Young U.S. women closing the gap
LONDON -- They are all at once the next great American hopes in women's tennis, yet as seemingly distant to No. 1 Serena Williams as Bing is to Google.
Sloane Stephens. Madison Keys. Alison Riske. All three played third-round matches Saturday at Wimbledon. Only Stephens survived. And yet, with each Grand Slam tournament, there is a narrowing of the gap, a real feeling that it isn't just a convenient headline but significant progress being made.
"I think it's a big jump," said Keys, 18, who lost in a hard-fought battle to 2012 Wimbledon runner-up Agnieszka Radwanska, 7-5, 4-6, 6-3. "I know for a long time there weren't many U.S. girls in the top 100, and now there are. I think there are maybe five in the top 50 now. I think we're all just doing really well, and I hope we can all keep it up."
The bar is exceedingly high with Williams winning her 600th career match under the lights on Centre Court Saturday night, with a breezy 6-2, 6-0 victory over Kimiko Date-Krumm in 61 minutes.
Stephens, at 20 and seeded 17th here, is technically the closest to Williams, having reached the fourth round of the French Open and even defeating Williams -- albeit suffering from a balky ankle and back spasms -- in the quarterfinals of the Australian Open in January.
The No. 2 American in the world behind Williams, Stephens is the third-highest seed remaining in her half of the draw, the possibility existing -- particularly after the second-round eliminations of No. 2 seed Victoria Azarenka and No. 3 Maria Sharapova -- that she could face Williams in what would be Stephens' first Grand Slam final.
"That's a long ways off," Stephens cautioned. "Everyone has an opinion, and everyone is going to have a projection. It means nothing until the match is actually going to happen or we get that far in the tournament."
You can't blame Stephens for her reticence. Her 7-6(3), 0-6, 6-4 victory Saturday over qualifier Petra Cetkovska was hardly her best work. The match was suspended by darkness Friday after the second set, and Stephens admitted she had lost her focus.
"It was a little tough because, at the end of the first set, I couldn't see anything," Stephens said. "I was like, OK, this is going to be interesting."
Stephens fell behind 2-0 in the third set when the match resumed before three double faults by Cetkovska allowed her to take the lead at 4-3. Stephens then held off a break point in the next game and held serve to advance to her first career round of 16 at Wimbledon, where she will play 65th-ranked Monica Puig.

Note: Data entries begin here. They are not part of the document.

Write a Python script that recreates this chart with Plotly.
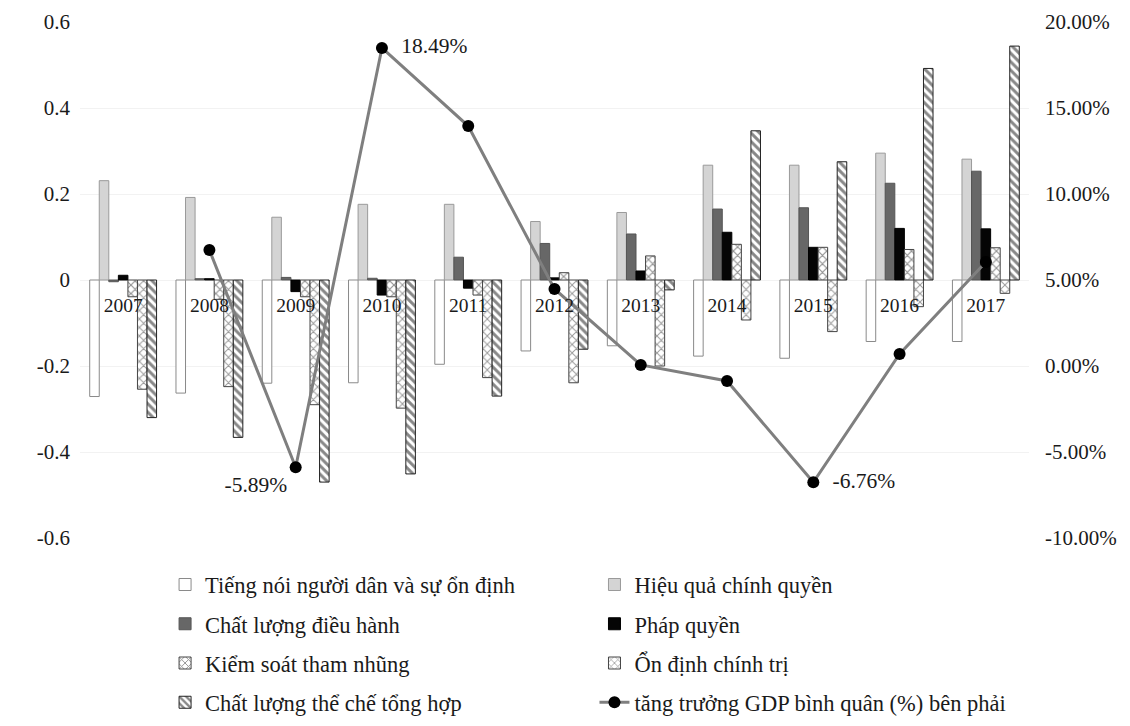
import plotly.graph_objects as go

years = ['2007', '2008', '2009', '2010', '2011', '2012', '2013', '2014', '2015', '2016', '2017']
tieng_noi = [-0.271, -0.263, -0.240, -0.239, -0.196, -0.165, -0.153, -0.177, -0.182, -0.143, -0.143]
hieu_qua = [0.231, 0.192, 0.146, 0.176, 0.176, 0.136, 0.157, 0.267, 0.267, 0.295, 0.281]
chat_luong_dh = [-0.004, 0.003, 0.006, 0.004, 0.053, 0.085, 0.107, 0.165, 0.168, 0.225, 0.253]
phap_quyen = [0.011, 0.003, -0.027, -0.035, -0.019, 0.005, 0.021, 0.111, 0.076, 0.120, 0.119]
kiem_soat = [-0.039, -0.045, -0.039, -0.039, -0.035, 0.017, 0.056, 0.083, 0.076, 0.071, 0.075]
on_dinh = [-0.254, -0.248, -0.290, -0.298, -0.227, -0.239, -0.200, -0.093, -0.120, -0.062, -0.031]
the_che = [-0.320, -0.366, -0.470, -0.451, -0.270, -0.161, -0.023, 0.347, 0.275, 0.492, 0.544]
gdp = [None, 0.0674, -0.0589, 0.1849, 0.1395, 0.0448, 0.0006, -0.0087, -0.0676, 0.0070, 0.0605]
gdp_labels = ['', '', '-5.89%', '\u00a0\u00a018.49%', '', '', '', '', '\u00a0\u00a0-6.76%', '', '']

left_ticks = [-0.6, -0.4, -0.2, 0, 0.2, 0.4, 0.6]
left_text = ['-0.6', '-0.4', '-0.2', '0', '0.2', '0.4', '0.6']
right_ticks = [-0.10, -0.05, 0.0, 0.05, 0.10, 0.15, 0.20]
right_text = ['-10.00%', '-5.00%', '0.00%', '5.00%', '10.00%', '15.00%', '20.00%']

names = ['Tiếng nói người dân và sự ổn định', 'Hiệu quả chính quyền', 'Chất lượng điều hành',
         'Pháp quyền', 'Kiểm soát tham nhũng', 'Ổn định chính trị', 'Chất lượng thể chế tổng hợp']
gdp_name = 'tăng trưởng GDP bình quân (%) bên phải'

FONT = 'Liberation Serif, Times New Roman, serif'
TXT = '#1a1a1a'

styles = [
    dict(color='white', line=dict(color='#8a8a8a', width=1)),
    dict(color='#d4d4d4', line=dict(color='#9a9a9a', width=1)),
    dict(color='#676767', line=dict(color='#555555', width=1)),
    dict(color='#050505', line=dict(color='#000000', width=1)),
    dict(color='white', line=dict(color='#444444', width=1),
         pattern=dict(shape='x', fgcolor='#222222', bgcolor='white', size=6, solidity=0.35)),
    dict(color='white', line=dict(color='#444444', width=1),
         pattern=dict(shape='x', fgcolor='#333333', bgcolor='white', size=6, solidity=0.3)),
    dict(color='white', line=dict(color='#222222', width=1),
         pattern=dict(shape='\\', fgcolor='#111111', bgcolor='white', size=6, solidity=0.5)),
]
series = [tieng_noi, hieu_qua, chat_luong_dh, phap_quyen, kiem_soat, on_dinh, the_che]
legend_of = ['legend', 'legend2', 'legend', 'legend2', 'legend', 'legend2', 'legend']

fig = go.Figure()
for i, (nm, vals, st) in enumerate(zip(names, series, styles)):
    fig.add_trace(go.Bar(x=years, y=vals, name=nm, marker=st, legend=legend_of[i],
                         legendgroup='g%d' % i, yaxis='y'))

fig.add_trace(go.Scatter(x=years, y=gdp, name=gdp_name, yaxis='y2', mode='lines+markers+text',
                         line=dict(color='#7f7f7f', width=3),
                         marker=dict(color='black', size=12),
                         text=gdp_labels,
                         textposition=['top center', 'top center', 'bottom left', 'middle right',
                                       'top center', 'top center', 'top center', 'top center',
                                       'middle right', 'top center', 'top center'],
                         textfont=dict(family=FONT, size=21.5, color=TXT),
                         legend='legend2', legendgroup='g7'))

leg_common = dict(font=dict(family=FONT, size=22.5, color=TXT), orientation='v',
                  bgcolor='rgba(0,0,0,0)', tracegroupgap=7, yanchor='top', xanchor='left',
                  xref='container', yref='container')

fig.update_layout(
    width=1130, height=726,
    margin=dict(l=72, r=109, t=14, b=196, autoexpand=False),
    paper_bgcolor='white', plot_bgcolor='white',
    barmode='group', bargap=0.225, bargroupgap=0,
    font=dict(family=FONT, size=19, color=TXT),
    xaxis=dict(anchor='free', position=0.5, showline=False, ticks='', showgrid=False,
               range=[-0.5, len(years) - 0.5], autorange=False,
               ticklabelstandoff=11, tickfont=dict(family=FONT, size=19.5, color=TXT)),
    yaxis=dict(range=[-0.6, 0.6], tickvals=left_ticks, ticktext=left_text, showgrid=True,
               gridcolor='#f2f2f2', zeroline=False, showline=False, ticks='',
               ticklabelstandoff=9, tickfont=dict(family=FONT, size=21, color=TXT)),
    yaxis2=dict(range=[-0.10, 0.20], tickvals=right_ticks, ticktext=right_text, overlaying='y',
                side='right', showgrid=False, zeroline=False, showline=False, ticks='',
                ticklabelstandoff=15, tickfont=dict(family=FONT, size=21, color=TXT)),
    legend=dict(x=0.139, y=0.235, **leg_common),
    legend2=dict(x=0.519, y=0.235, **leg_common),
    showlegend=True,
)

fig.write_html('out.html')
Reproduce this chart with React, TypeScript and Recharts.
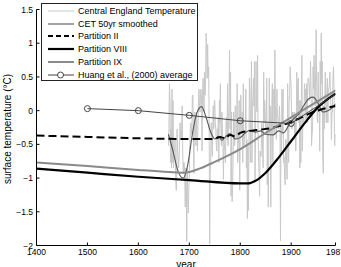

With Riske losing 6-2, 6-3 to Kaia Kanepi, the most compelling match among the Americans was no contest. Keys, who has been drawing raves from opponents and retired greats alike -- with Chrissie Evert predicting a future No. 1 ranking -- fought off four match points in the second-to-last game before Radwanska prevailed in a gripping 2 hours, 22 minutes.
Keys, with power that evokes comparisons to Williams, had 15 aces in her first main-draw appearance here and 67 winners, versus 23 for Radwanska.
Told that her opponent said she was impressed with her serving, which reached a top speed of 119 mph, Keys grinned.
"I was kind of impressed with my serving," she said.
"She was really playing great tennis," Radwanska said. "Especially she was serving unbelievable. Even when I had some break points ... I couldn't do anything. I'm very happy to be a little better at the end of the third set. ...
"A couple months ago, a journalist asked me who is one of the youngest players coming up and [having] good results, and I picked her. I think she's a very good up-and-coming player. She can really do well. If she's going to work and play like this, we're going to see her much [more] often."
But can Keys actually imagine herself one day lifting the trophy on Centre Court?
"Yeah, I can," Keys said. "It would be nice."